From a competencies perspective that looked like this:
Channel Fluency
Instrumentation and Data Fluency
Experimentation
Mid Career - Builder
I moved into a management role where rather than just leveraging some of the above I actually needed to set it up from scratch. The competencies I had developed as a specialist were helpful as a builder, and as my roles started to look more like a Growth Product Manager I needed:
Productizing Learnings
User Psychology
Prioritization and Roadmapping
It was in my builder phase that I really started to accelerate the validating impact part of my career with roles at Shutterfly and then Lyft.
Continuing Mid Career - Innovator <> Builder
In my next roles I needed to both identify the growth loops available to us as well as systematically prove those out. I moved back and forth between Innovator and Builder and I had larger teams to help with the building.
This was when I developed the following competencies:
Strategic Communication
Team Leadership
Stakeholder Management
Growth Loop Modeling
Because I had followed the progression from Optimizer to Builder to Innovator and developed the competencies necessary for each, I was able to be a more effective leader—even if I didn’t use all of those competencies on a daily basis. As a VP of Growth I wasn’t managing channels day to day, but I was responsible for allocating budgets, prioritizing investments, and communicating our plans across the organization. Most importantly I was responsible for hiring and leading the builders and optimizers.
Moving into Later Career - Innovator
After 20 years I feel like I’ve finally unlocked optionality in my career. But I’m still testing out hypotheses within this phase—taking on board roles, exploring differentiated advising opportunities and even interim executive work. Each of these roles leverages competencies developed in the optimizer, builder and innovator phases of my career. I need to draw on these skills differently depending on the engagement, growth motion, and problem I’m helping solve.
Wrapping it all up
My career trajectory probably looks different than yours. That’s okay. Not everyone wants to unlock optionality in the same way I did. Some people really love optimizing and want to do that forever. Still others are happy being a builder for most of their career and taking on the challenges of a growth innovator. All of these are fine outcomes as long as you avoid these pitfalls:
Your title ≠ your impact. You can be a Head of Growth at a 5 person company or a Growth Manager at a rocketship. For your career, what matters is to find the company with the right trajectory and a high ceiling for you.
Find a company that has interesting growth problems, not interesting everything problems. While your leadership will be valuable at both if you're focusing on impact you want a place where you can spend your time on growth rather than other issues.

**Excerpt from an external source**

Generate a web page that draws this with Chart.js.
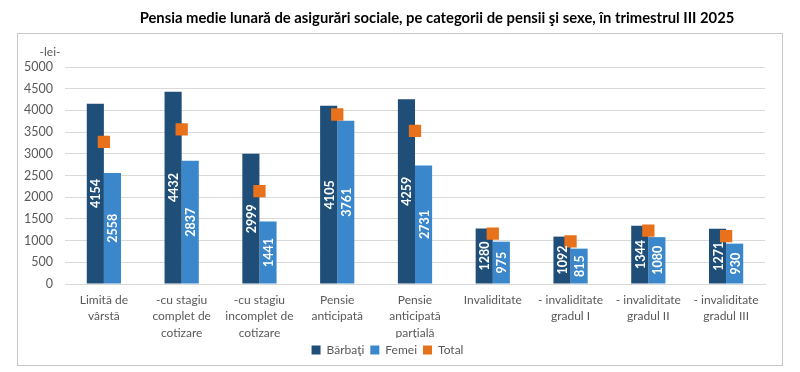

Don’t go for optionality too early. Must like how the world doesn’t need 25 year old startup coaches it also doesn’t need a bunch of advisors with only 2-3 years of actual experience.
I’d love to hear about other people’s career trajectories. Leave me a comment or reply to let me know where you are on your journey.
Hey Adam,
Been following you since you were my instructor in the Growth Series Cohort back in March.
Super helpful content as always. I'm in the middle of a weird spot and wanted to get your take.
I spent the first 3 years of my growth career as an optimizer where i developed my skills in Lead generation (Paid acquisition & SEO), i then moved to a startup where i played more of a Builder role.
I was recently laid off and have been on the hunt for the last 3 months. However I feel like I'm in a bit of a weird spot. I don't quite have enough experience as a builder to be taken seriously by Startups / orgs that seem to be further along, and my experience as an optimizer was over 2.5 years ago so my skills / recall of those experiences are a bit rusty.
Any take on how I should proceed?
Thank you!
Your growth competency model is really really good.